• [Problem description] Your task is to reproduce, verbatim and without pictures, the lines from the opening of the listing through the line containing "import seaborn as sns".

** start **

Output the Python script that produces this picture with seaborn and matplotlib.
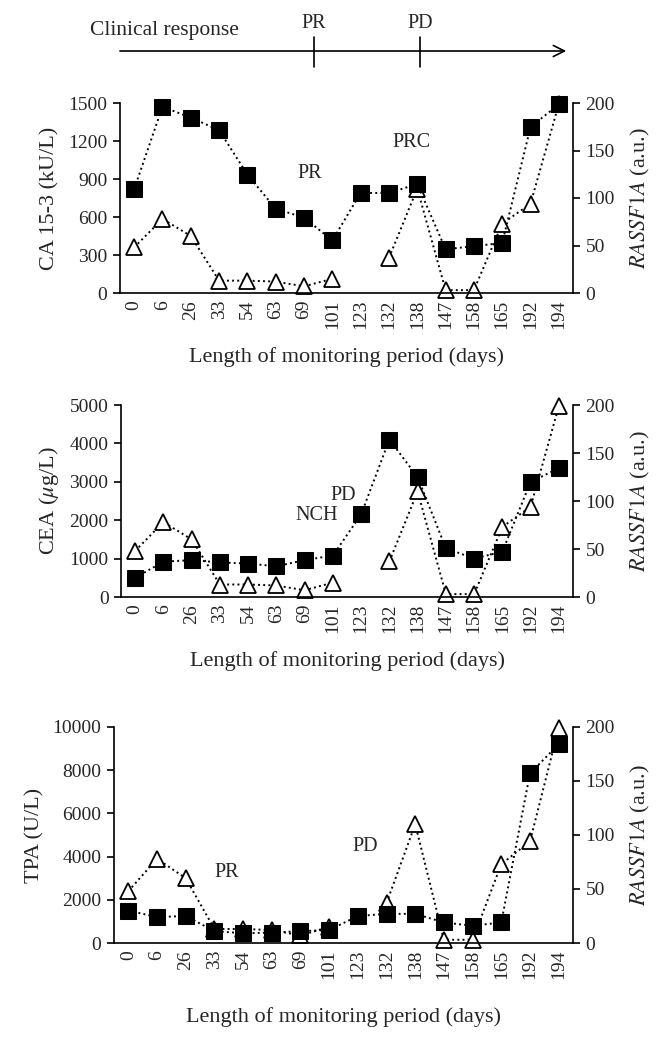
import numpy as np
import pandas as pd
import matplotlib
matplotlib.use("Agg")
import matplotlib.pyplot as plt
import seaborn as sns

days = ["0", "6", "26", "33", "54", "63", "69", "101", "123", "132", "138", "147", "158", "165", "192", "194"]
ca153 = [820, 1470, 1385, 1285, 935, 665, 595, 415, 790, 790, 860, 345, 370, 395, 1310, 1490]
cea = [500, 920, 960, 900, 870, 800, 960, 1080, 2150, 4100, 3120, 1270, 1000, 1180, 3000, 3350]
tpa = [1500, 1200, 1250, 550, 450, 480, 550, 600, 1250, 1350, 1350, 950, 800, 950, 7850, 9200]
rassf1a = [48, 78, 60, 13, 13, 12, 7, 15, np.nan, 37, 110, 3, 3, 73, 94, 199]

response_labels = ["PR", "PD"]
response_pos = [6.35, 10.1]

df = pd.DataFrame({"pos": np.arange(len(days)), "CA": ca153, "CEA": cea, "TPA": tpa, "RASSF1A": rassf1a})
df["seg"] = df["RASSF1A"].isna().cumsum()

sns.set_theme(style="ticks")
plt.rcParams["font.family"] = ["Liberation Serif", "DejaVu Serif"]
plt.rcParams["mathtext.fontset"] = "stix"

W, H = 661, 1037
fig = plt.figure(figsize=(W / 100, H / 100), dpi=100)

# clinical response arrow on top
ax0 = fig.add_axes([120 / W, 1 - 75 / H, 453 / W, 65 / H])
ax0.set_xlim(-0.5, len(days) - 0.5)
ax0.set_ylim(75, 10)
ax0.axis("off")
ax0.annotate("", xy=(15.36, 51), xytext=(-0.6, 51),
             arrowprops=dict(arrowstyle="->", lw=1.2, color="black", mutation_scale=20))
for lab, p in zip(response_labels, response_pos):
    ax0.plot([p, p], [37, 67], color="black", lw=1.2)
    ax0.text(p, 24, lab, ha="center", va="center", fontsize=14.5)
fig.text(90 / W, 1 - 30 / H, "Clinical response", ha="left", va="center", fontsize=15.5)

panels = [
    dict(col="CA", ylabel="CA 15-3 (kU/L)", ymax=1500, step=300, box=(120, 103, 573, 293), pad=13,
         notes=[("PR", 6.21, 940), ("PRC", 9.79, 1190)]),
    dict(col="CEA", ylabel="CEA ($\\mathit{\\mu}$g/L)", ymax=5000, step=1000, box=(121, 405, 573, 597), pad=13,
         notes=[("PD", 7.36, 2640), ("NCH", 6.43, 2120)]),
    dict(col="TPA", ylabel="TPA (U/L)", ymax=10000, step=2000, box=(114, 727, 573, 943), pad=20,
         notes=[("PR", 3.42, 3250), ("PD", 8.24, 4450)]),
]

for p in panels:
    x0, y0, x1, y1 = p["box"]
    ax = fig.add_axes([x0 / W, 1 - y1 / H, (x1 - x0) / W, (y1 - y0) / H])
    ax2 = ax.twinx()

    sns.lineplot(data=df, x="pos", y="RASSF1A", units="seg", estimator=None, ax=ax2,
                 color="black", linestyle=":", linewidth=1.4, marker="^", markersize=12,
                 markerfacecolor="white", markeredgecolor="black", markeredgewidth=1.3, clip_on=False)
    sns.lineplot(data=df, x="pos", y=p["col"], ax=ax, color="black", linestyle=":",
                 linewidth=1.4, marker="s", markersize=11.5, markeredgecolor="black", clip_on=False)

    ax.set_zorder(ax2.get_zorder() + 1)
    ax.patch.set_visible(False)

    ax.set_xlim(-0.5, len(days) - 0.5)
    ax.set_ylim(0, p["ymax"])
    ax.set_yticks(np.arange(0, p["ymax"] + 1, p["step"]))
    ax2.set_ylim(0, 200)
    ax2.set_yticks([0, 50, 100, 150, 200])
    ax.set_xticks(df["pos"])
    ax.set_xticklabels(days, rotation=90)

    ax.set_ylabel(p["ylabel"], fontsize=16, labelpad=6)
    ax2.set_ylabel("$\\mathit{RASSF1A}$ (a.u.)", fontsize=16, labelpad=10)
    ax.set_xlabel("Length of monitoring period (days)", fontsize=16, labelpad=p["pad"])

    for a in (ax, ax2):
        a.spines["top"].set_visible(False)
        for s in ("left", "right", "bottom"):
            a.spines[s].set_linewidth(1.2)
            a.spines[s].set_color("black")
        a.tick_params(axis="y", labelsize=14, length=5, width=1.2, color="black", pad=4)
    ax.tick_params(axis="x", labelsize=14, length=0, pad=5)
    ax.spines["right"].set_visible(False)
    ax2.spines["left"].set_visible(False)
    ax2.spines["bottom"].set_visible(False)

    for txt, xx, yy in p["notes"]:
        ax.text(xx, yy, txt, ha="center", va="center", fontsize=14.5)

fig.savefig("out.png", dpi=100)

** end **

• [Output for this task]
Output the Python script that produces this picture with seaborn and matplotlib.
import numpy as np
import pandas as pd
import matplotlib
matplotlib.use("Agg")
import matplotlib.pyplot as plt
import seaborn as sns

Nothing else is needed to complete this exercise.